(Records with drawing code)
↓↓↓
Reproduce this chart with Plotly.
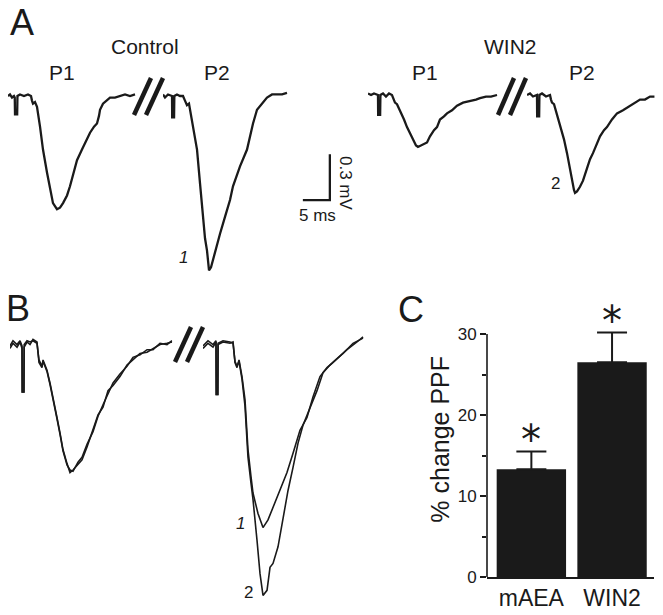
import plotly.graph_objects as go

W, H = 663, 615
FONT = "Liberation Sans, Arial, sans-serif"
INK = "#1a1a1a"

# ---------------------------------------------------------------------------
# Data: field potentials, (time ms, amplitude mV)
# ---------------------------------------------------------------------------

CTRL_P1 = [
    (0.00, 0.00), (0.37, 0.01), (0.74, -0.01), (1.11, 0.00), (1.25, -0.01),
    (1.30, -0.12), (1.70, -0.12), (1.75, 0.00), (2.22, 0.01), (2.96, 0.00),
    (3.70, 0.01), (4.26, 0.00), (4.44, -0.03), (4.63, -0.05), (5.00, -0.04),
    (5.37, -0.07), (5.93, -0.20), (6.48, -0.35), (7.22, -0.50), (7.78, -0.61),
    (8.33, -0.70), (9.07, -0.74), (9.63, -0.73), (10.19, -0.70), (10.93, -0.65),
    (11.48, -0.59), (12.22, -0.50), (12.78, -0.42), (13.70, -0.35), (14.44, -0.29),
    (15.19, -0.24), (15.93, -0.20), (16.48, -0.18), (16.85, -0.13), (17.04, -0.09),
    (17.59, -0.05), (18.33, -0.03), (18.89, -0.01), (19.81, -0.01), (20.74, 0.00),
    (21.67, 0.01), (22.59, 0.00), (23.52, 0.01),
]
CTRL_P2 = [
    (0.00, 0.01), (0.37, -0.01), (0.93, 0.01), (1.48, 0.00), (1.67, 0.00),
    (1.70, -0.14), (2.05, -0.14), (2.10, 0.00), (2.59, 0.01), (3.15, 0.00),
    (3.70, 0.00), (4.07, -0.03), (4.44, -0.06), (4.81, -0.05), (5.37, -0.16),
    (5.93, -0.27), (6.30, -0.35), (6.85, -0.57), (7.41, -0.79), (7.78, -0.93),
    (8.15, -1.01), (8.52, -1.14), (8.89, -1.12), (9.26, -1.07), (10.00, -0.97),
    (10.56, -0.90), (11.48, -0.79), (12.41, -0.68), (12.96, -0.59), (14.26, -0.46),
    (15.56, -0.35), (16.67, -0.18), (17.41, -0.09), (18.33, -0.05), (19.26, -0.01),
    (20.19, 0.01), (21.11, 0.01), (22.04, 0.01), (22.96, 0.02),
]
WIN_P1 = [
    (0.00, 0.01), (0.56, 0.00), (1.11, 0.01), (1.67, 0.00), (1.85, 0.00),
    (1.88, -0.13), (2.25, -0.13), (2.30, 0.00), (2.78, 0.01), (3.33, -0.01),
    (3.89, 0.01), (4.44, 0.00), (4.81, -0.03), (5.00, -0.05), (5.37, -0.06),
    (5.93, -0.10), (6.67, -0.16), (7.22, -0.21), (7.78, -0.25), (8.33, -0.29),
    (8.89, -0.33), (9.26, -0.34), (9.81, -0.33), (10.37, -0.32), (10.93, -0.31),
    (11.48, -0.27), (12.22, -0.23), (12.78, -0.21), (13.33, -0.16), (14.07, -0.14),
    (14.63, -0.12), (15.56, -0.10), (16.48, -0.07), (17.59, -0.05), (18.89, -0.04),
    (20.00, -0.03), (20.74, -0.02), (21.85, -0.01), (22.78, -0.01), (23.89, 0.00),
]
WIN_P2 = [
    (0.00, 0.00), (0.56, 0.01), (1.11, -0.01), (1.67, 0.00), (1.85, 0.00),
    (1.88, -0.14), (2.25, -0.14), (2.30, 0.00), (2.78, 0.01), (3.52, -0.01),
    (4.26, 0.00), (4.44, -0.03), (4.63, -0.05), (5.00, -0.06), (5.56, -0.13),
    (6.11, -0.21), (6.85, -0.29), (7.41, -0.38), (7.96, -0.49), (8.33, -0.56),
    (8.70, -0.62), (8.89, -0.64), (9.26, -0.63), (9.81, -0.60), (10.37, -0.56),
    (11.11, -0.48), (11.67, -0.42), (12.22, -0.38), (12.96, -0.31), (13.52, -0.27),
    (14.26, -0.23), (14.81, -0.21), (15.74, -0.16), (16.67, -0.12), (17.78, -0.10),
    (19.07, -0.07), (20.00, -0.05), (20.93, -0.03), (21.85, -0.03), (22.78, -0.01),
    (23.60, -0.01),
]

# Panel B: the same sweeps scaled to the P1 amplitude (P1 peak = -1)
B_P1_CTRL = [
    (0.00, -0.05), (0.46, -0.01), (1.08, -0.04), (1.54, 0.00), (1.85, -0.05),
    (1.88, -0.39), (2.14, -0.39), (2.18, -0.04), (2.62, 0.00), (3.08, -0.02),
    (3.54, 0.02), (4.15, 0.00), (4.46, -0.16), (4.92, -0.20), (5.08, -0.14),
    (5.69, -0.22), (6.15, -0.32), (6.62, -0.45), (7.23, -0.59), (7.69, -0.71),
    (8.15, -0.84), (8.77, -0.95), (9.23, -1.02), (9.69, -1.00), (10.46, -0.96),
    (11.08, -0.92), (11.85, -0.82), (12.77, -0.69), (13.54, -0.57), (14.31, -0.51),
    (15.08, -0.38), (15.85, -0.34), (16.92, -0.27), (18.00, -0.18), (18.92, -0.14),
    (20.00, -0.09), (21.08, -0.08), (22.00, -0.05), (23.08, -0.02), (24.15, -0.01),
    (24.92, 0.00),
]
B_P1_WIN = [
    (0.00, -0.03), (0.46, 0.01), (1.08, -0.02), (1.54, 0.01), (1.85, -0.03),
    (1.88, -0.39), (2.14, -0.39), (2.18, -0.02), (2.62, 0.01), (3.08, 0.00),
    (3.54, 0.01), (4.15, -0.01), (4.46, -0.14), (4.92, -0.19), (5.08, -0.15),
    (5.69, -0.23), (6.15, -0.33), (6.62, -0.46), (7.23, -0.60), (7.69, -0.72),
    (8.15, -0.85), (8.77, -0.96), (9.23, -1.00), (9.69, -1.01), (10.46, -0.94),
    (11.08, -0.90), (11.85, -0.80), (12.77, -0.70), (13.54, -0.58), (14.31, -0.49),
    (15.08, -0.40), (15.85, -0.32), (16.92, -0.25), (18.00, -0.19), (18.92, -0.12),
    (20.00, -0.10), (21.08, -0.06), (22.00, -0.06), (23.08, -0.01), (24.15, -0.02),
    (24.92, 0.01),
]
B_P2_CTRL = [
    (0.00, -0.05), (0.77, -0.01), (1.54, -0.04), (2.00, 0.00), (2.04, -0.41),
    (2.28, -0.41), (2.32, -0.02), (3.08, 0.00), (4.15, -0.01), (4.62, 0.00),
    (4.92, -0.16), (5.23, -0.20), (5.54, -0.14), (6.00, -0.27), (6.46, -0.45),
    (6.92, -0.84), (7.38, -1.05), (7.69, -1.18), (8.46, -1.34), (9.23, -1.45),
    (10.00, -1.39), (10.77, -1.29), (11.85, -1.16), (12.92, -1.02), (13.85, -0.87),
    (14.92, -0.69), (16.00, -0.59), (16.92, -0.43), (18.00, -0.27), (19.08, -0.20),
    (20.00, -0.16), (21.54, -0.09), (23.08, -0.01), (24.62, 0.03),
]
B_P2_WIN = [
    (0.00, -0.03), (0.77, 0.01), (1.54, -0.02), (2.00, 0.01), (2.04, -0.41),
    (2.28, -0.41), (2.32, -0.01), (3.08, 0.01), (4.15, 0.00), (4.62, -0.01),
    (4.92, -0.15), (5.23, -0.19), (5.54, -0.15), (6.00, -0.29), (6.46, -0.50),
    (6.92, -0.90), (7.38, -1.10), (7.69, -1.23), (8.31, -1.55), (8.77, -1.81),
    (9.23, -1.98), (9.85, -1.94), (10.31, -1.76), (10.77, -1.73), (11.54, -1.60),
    (12.31, -1.37), (13.08, -1.16), (13.85, -0.98), (14.62, -0.79), (15.38, -0.65),
    (16.46, -0.51), (17.54, -0.38), (18.46, -0.24), (19.54, -0.18), (20.62, -0.13),
    (22.15, -0.06), (23.69, 0.00), (24.62, 0.04),
]

SCALE_MS, SCALE_MV = 5, 0.3

GROUPS = ["mAEA", "WIN2"]
PPF_CHANGE = [13.3, 26.5]
PPF_SEM = [2.2, 3.7]


def fx(px):
    return min(max(px / W, 0), 1)


def fy(py):
    return min(max(1 - py / H, 0), 1)


fig = go.Figure()
_n = [1]  # axis counter; 1 is the bar chart


def add_axes(left, baseline, ms_span, lo, hi, px_ms, px_unit):
    """Hidden axis pair placed in pixels, scaled in ms / mV."""
    _n[0] += 1
    n = _n[0]
    top = baseline - hi * px_unit
    bottom = baseline - lo * px_unit
    right = left + ms_span * px_ms
    fig.update_layout(**{
        f"xaxis{n}": dict(domain=[fx(left), fx(right)], range=[0, ms_span],
                          visible=False, anchor=f"y{n}"),
        f"yaxis{n}": dict(domain=[fy(bottom), fy(top)], range=[lo, hi],
                          visible=False, anchor=f"x{n}"),
    })
    return f"x{n}", f"y{n}"


def sweep(points, ax, width=2.3):
    xa, ya = ax
    fig.add_trace(go.Scatter(
        x=[p[0] for p in points], y=[p[1] for p in points],
        mode="lines", line=dict(color=INK, width=width),
        xaxis=xa, yaxis=ya, showlegend=False, hoverinfo="skip",
    ))


def label(text, px, py, size, angle=0):
    fig.add_annotation(text=text, x=fx(px), y=fy(py), xref="paper", yref="paper",
                       xanchor="center", yanchor="middle", showarrow=False,
                       textangle=angle,
                       font=dict(family=FONT, size=size, color=INK))


def slashes(x0, y0, x1, y1, gap):
    for dx in (0, gap):
        fig.add_shape(type="line", xref="paper", yref="paper",
                      x0=fx(x0 + dx), y0=fy(y0), x1=fx(x1 + dx), y1=fy(y1),
                      line=dict(color=INK, width=4.5))


# ---------------------------------------------------------------------------
# Panel A — single sweeps, control vs WIN2
# ---------------------------------------------------------------------------
A_MS, A_MV = 5.4, 153
sweep(CTRL_P1, add_axes(8, 96, 24.5, -1.35, 0.35, A_MS, A_MV))
ax_c2 = add_axes(163, 96, 35, -1.35, 0.35, A_MS, A_MV)
sweep(CTRL_P2, ax_c2)
sweep(WIN_P1, add_axes(368, 95, 24.5, -1.35, 0.35, A_MS, A_MV))
sweep(WIN_P2, add_axes(527, 95, 24.5, -1.35, 0.35, A_MS, A_MV))

# scale bar (drawn in the control-P2 axes, so it uses the same ms / mV scale)
sb_t, sb_v = 25.9, -0.68
fig.add_trace(go.Scatter(
    x=[sb_t, sb_t + SCALE_MS, sb_t + SCALE_MS], y=[sb_v, sb_v, sb_v + SCALE_MV],
    mode="lines", line=dict(color=INK, width=2.3),
    xaxis=ax_c2[0], yaxis=ax_c2[1], showlegend=False, hoverinfo="skip",
))

# ---------------------------------------------------------------------------
# Panel B — normalised overlay
# ---------------------------------------------------------------------------
B_MS, B_U = 6.5, 128
ax_b1 = add_axes(10, 342, 25, -2.05, 0.35, B_MS, B_U)
ax_b2 = add_axes(203, 342, 25, -2.05, 0.35, B_MS, B_U)
sweep(B_P1_CTRL, ax_b1, 1.6)
sweep(B_P1_WIN, ax_b1, 1.6)
sweep(B_P2_CTRL, ax_b2, 1.6)
sweep(B_P2_WIN, ax_b2, 1.6)

# ---------------------------------------------------------------------------
# Panel C — bar chart
# ---------------------------------------------------------------------------
C_PX = 243 / 30  # px per % on the reference
C_TOP = 34       # headroom for the asterisks
fig.add_trace(go.Bar(
    x=GROUPS, y=PPF_CHANGE, width=0.86,
    marker=dict(color=INK, line=dict(width=0)),
    error_y=dict(type="data", array=PPF_SEM, arrayminus=[0, 0], symmetric=False,
                 color=INK, thickness=2, width=15),
    showlegend=False, hoverinfo="skip",
))
for g, m, s in zip(GROUPS, PPF_CHANGE, PPF_SEM):
    fig.add_annotation(x=g, y=m + s, xref="x", yref="y", text="*", showarrow=False,
                       xanchor="center", yanchor="middle", yshift=11,
                       font=dict(family="DejaVu Sans", size=40, color=INK))

# y axis line only spans 0-30, like the original
fig.add_shape(type="line", xref="x domain", yref="y", x0=0, x1=0, y0=0, y1=30,
              line=dict(color=INK, width=1.6), layer="above")

fig.update_layout(
    xaxis=dict(domain=[fx(487), fx(654)], range=[-0.55, 1.52], showline=True,
               linecolor=INK, linewidth=1.6, ticks="", showgrid=False, automargin=False,
               tickfont=dict(family=FONT, size=23, color=INK), anchor="y"),
    yaxis=dict(domain=[fy(577), fy(577 - C_TOP * C_PX)], range=[0, C_TOP], showline=False,
               ticks="outside", ticklen=6, tickwidth=1.6, tickvals=[0, 10, 20, 30],
               tickcolor=INK, showgrid=False, zeroline=False, automargin=False,
               minor=dict(tickvals=[5, 15, 25], ticks="outside", ticklen=4,
                          tickwidth=1.6, tickcolor=INK),
               tickfont=dict(family=FONT, size=17, color=INK),
               title=dict(text="% change PPF", standoff=0,
                          font=dict(family=FONT, size=25, color=INK)),
               anchor="x"),
)

# ---------------------------------------------------------------------------
# Labels and break marks
# ---------------------------------------------------------------------------
label("A", 22, 23, 36)
label("B", 18, 308, 36)
label("C", 411, 309, 36)
label("Control", 145, 47, 21)
label("WIN2", 510, 47, 21)
label("P1", 62, 72, 21)
label("P2", 217, 72, 21)
label("P1", 425, 72, 21)
label("P2", 582, 72, 21)
label("<i>1</i>", 183, 257, 17)
label("2", 555, 183, 17)
label("5 ms", 317, 215, 17)
label("0.3 mV", 346, 183, 17, angle=90)
label("<i>1</i>", 240, 523, 17)
label("2", 248, 592, 17)

slashes(134, 115, 151, 78, 12)
slashes(498, 115, 514, 78, 12)
slashes(175, 362, 191, 327, 12)

fig.update_layout(
    width=W, height=H,
    margin=dict(l=0, r=0, t=0, b=0, pad=0, autoexpand=False),
    paper_bgcolor="white", plot_bgcolor="rgba(0,0,0,0)",
    font=dict(family=FONT, color=INK),
    showlegend=False,
)

# drop the browser's default 8 px body margin so the figure fills the window
fig.write_html("out.html", config={"displayModeBar": False},
               post_script="document.body.style.margin = '0';")
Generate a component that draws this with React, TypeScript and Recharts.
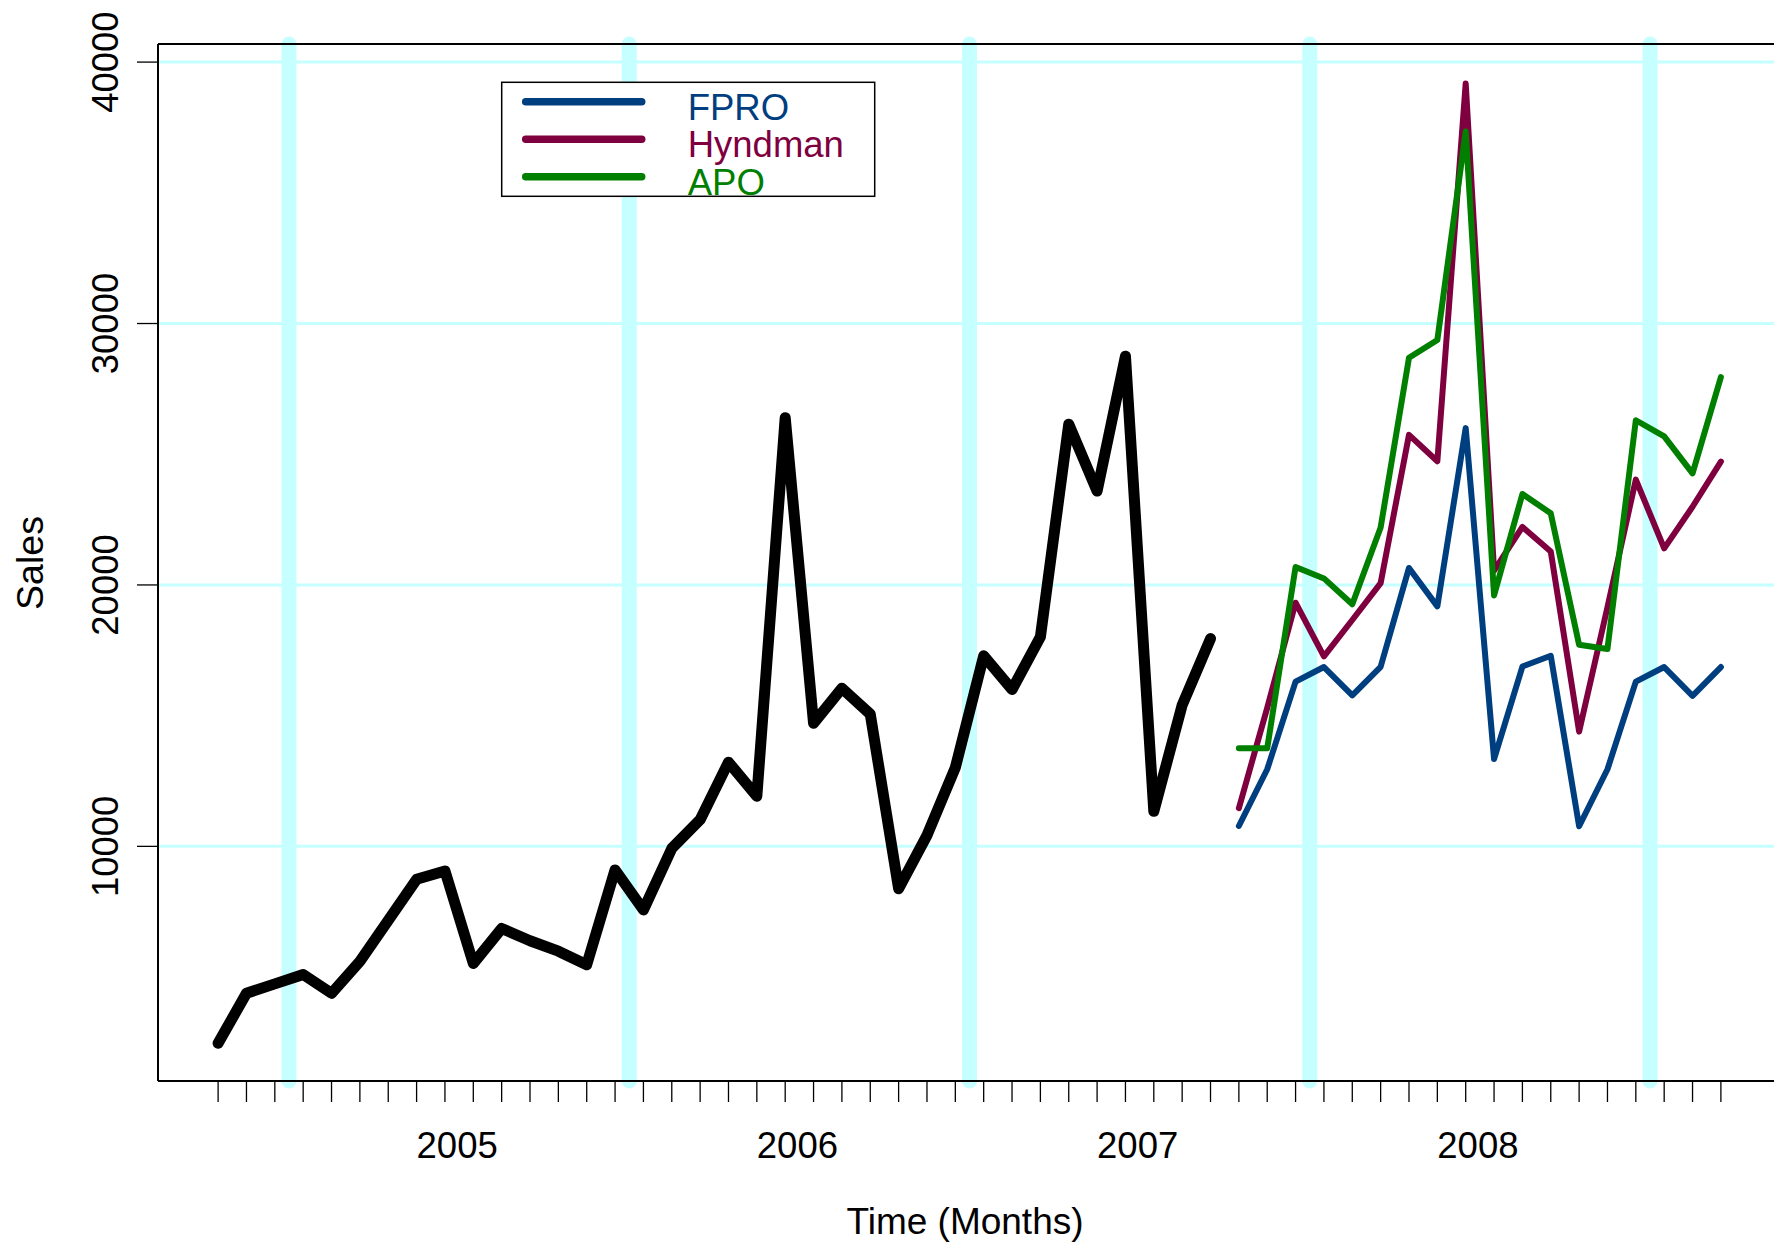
import React from "react";
import { LineChart, Line, XAxis, YAxis, ReferenceLine } from "recharts";

// Monthly sales, one point per month (index 0 = first observed month)
const actualSales = [
  2470, 4380, 4740, 5100, 4380, 5600, 7170, 8740, 9060, 5520, 6860, 6390,
  5990, 5470, 9100, 7570, 9920, 11020, 13220, 11920, 26400, 14710, 16050, 15060,
  8380, 10420, 13010, 17290, 16000, 18010, 26150, 23590, 28750, 11340, 15400, 17950,
];

// 18-month forecasts that follow the observed series
const fproForecast = [
  10780, 12950, 16300, 16860, 15780, 16870, 20650, 19180, 26000,
  13340, 16880, 17290, 10770, 12950, 16300, 16860, 15760, 16860,
];
const hyndmanForecast = [
  11460, 15300, 19320, 17270, 18660, 20070, 25740, 24730, 39180,
  20550, 22220, 21280, 14390, 19150, 24030, 21400, 22990, 24720,
];
const apoForecast = [
  13750, 13750, 20690, 20250, 19260, 22200, 28690, 29370, 37350,
  19600, 23480, 22740, 17710, 17550, 26300, 25680, 24270, 27950,
];

const yearLabels = ["2005", "2006", "2007", "2008"];
const yearPositions = [8.43, 20.43, 32.43, 44.43];
const valueTicks = [10000, 20000, 30000, 40000];
const yearBreaks = [2.5, 14.5, 26.5, 38.5, 50.5];

const seriesInfo = [
  { key: "fpro", name: "FPRO", color: "#003F7F" },
  { key: "hyndman", name: "Hyndman", color: "#7F003F" },
  { key: "apo", name: "APO", color: "#007F00" },
];

const totalMonths = actualSales.length + fproForecast.length;
const monthTicks = Array.from({ length: totalMonths }, (_, i) => i);

const rows = monthTicks.map((t) => {
  const f = t - actualSales.length;
  return {
    t,
    actual: t < actualSales.length ? actualSales[t] : undefined,
    fpro: f >= 0 ? fproForecast[f] : undefined,
    hyndman: f >= 0 ? hyndmanForecast[f] : undefined,
    apo: f >= 0 ? apoForecast[f] : undefined,
  };
});

const X_DOMAIN: [number, number] = [-2.12, totalMonths - 1 + 2.12];
const Y_DOMAIN: [number, number] = [1025, 40692];
const FONT = "'Liberation Sans', Arial, Helvetica, sans-serif";
const GRID = "#C6FFFF";

const MonthTick = (props: any) => {
  const { x, y, payload } = props;
  const v = payload.value as number;
  if (Number.isInteger(v)) {
    return <line x1={x} x2={x} y1={y} y2={y + 21} stroke="#000" strokeWidth={1.3} />;
  }
  const idx = yearPositions.indexOf(v);
  return (
    <text x={x} y={y + 77} textAnchor="middle" fontSize={36.5} fontFamily={FONT} fill="#000">
      {yearLabels[idx]}
    </text>
  );
};

const ValueTick = (props: any) => {
  const { x, y, payload } = props;
  const tx = 118.5;
  return (
    <g>
      <line x1={x - 21} x2={x} y1={y} y2={y} stroke="#000" strokeWidth={1.3} />
      <text
        x={tx}
        y={y}
        textAnchor="middle"
        fontSize={36.5}
        fontFamily={FONT}
        fill="#000"
        transform={`rotate(-90, ${tx}, ${y})`}
      >
        {payload.value}
      </text>
    </g>
  );
};

const Overlay = () => (
  <svg
    width={1774}
    height={1244}
    style={{ position: "absolute", left: 0, top: 0, pointerEvents: "none" }}
  >
    <text x={965} y={1234} textAnchor="middle" fontSize={37} fontFamily={FONT} fill="#000">
      Time (Months)
    </text>
    <text
      x={43}
      y={563}
      textAnchor="middle"
      fontSize={37.5}
      fontFamily={FONT}
      fill="#000"
      transform="rotate(-90, 43, 563)"
    >
      Sales
    </text>
    <g transform="translate(501.7, 82.3)">
      <rect x={0} y={0} width={373} height={114} fill="#fff" stroke="#000" strokeWidth={1.5} />
      {seriesInfo.map((s, i) => (
        <g key={s.key}>
          <line
            x1={24}
            x2={140}
            y1={19.4 + i * 37.5}
            y2={19.4 + i * 37.5}
            stroke={s.color}
            strokeWidth={7.5}
            strokeLinecap="round"
          />
          <text x={186} y={37.7 + i * 37.5} fontSize={36.5} fontFamily={FONT} fill={s.color}>
            {s.name}
          </text>
        </g>
      ))}
    </g>
  </svg>
);

export default function App() {
  return (
    <div
      style={{
        position: "absolute",
        left: 0,
        top: 0,
        width: 1774,
        height: 1244,
        overflow: "hidden",
        background: "#fff",
        fontFamily: FONT,
      }}
    >
      <LineChart
        width={1800}
        height={1244}
        data={rows}
        margin={{ top: 44, right: 19, left: 98, bottom: 63 }}
      >
        <XAxis
          dataKey="t"
          type="number"
          domain={X_DOMAIN}
          ticks={[...monthTicks, ...yearPositions]}
          interval={0}
          tickLine={false}
          tickSize={0}
          tickMargin={0}
          tick={MonthTick}
          height={100}
          allowDataOverflow
          axisLine={{ stroke: "#000", strokeWidth: 2 }}
        />
        <YAxis
          type="number"
          domain={Y_DOMAIN}
          ticks={valueTicks}
          interval={0}
          tickLine={false}
          tickSize={0}
          tickMargin={0}
          tick={ValueTick}
          width={60}
          allowDataOverflow
          axisLine={{ stroke: "#000", strokeWidth: 2 }}
        />
        {valueTicks.map((v) => (
          <ReferenceLine key={`h${v}`} y={v} stroke={GRID} strokeWidth={3} zIndex={-50} />
        ))}
        {yearBreaks.map((v) => (
          <ReferenceLine
            key={`v${v}`}
            x={v}
            stroke={GRID}
            strokeWidth={15}
            strokeLinecap="round"
            zIndex={-50}
          />
        ))}
        <ReferenceLine y={Y_DOMAIN[1]} stroke="#000" strokeWidth={2} />
        <ReferenceLine x={X_DOMAIN[1]} stroke="#000" strokeWidth={2} />
        <Line
          dataKey="actual"
          type="linear"
          stroke="#000"
          strokeWidth={11}
          strokeLinejoin="round"
          strokeLinecap="round"
          dot={false}
          activeDot={false}
          isAnimationActive={false}
        />
        {seriesInfo.map((s) => (
          <Line
            key={s.key}
            dataKey={s.key}
            name={s.name}
            type="linear"
            stroke={s.color}
            strokeWidth={6}
            strokeLinejoin="round"
            strokeLinecap="round"
            dot={false}
            activeDot={false}
            isAnimationActive={false}
          />
        ))}
      </LineChart>
      <Overlay />
    </div>
  );
}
↑↑↑
INSTRUCTIONS TO FOLLOW
Pick out the part that begins with the line containing "Generate a component" and finishes with the line containing "XAxis, YAxis, ReferenceLine", both included. Restate it exactly, without images.

EXERCISE ANSWER
Generate a component that draws this with React, TypeScript and Recharts.
import React from "react";
import { LineChart, Line, XAxis, YAxis, ReferenceLine } from "recharts";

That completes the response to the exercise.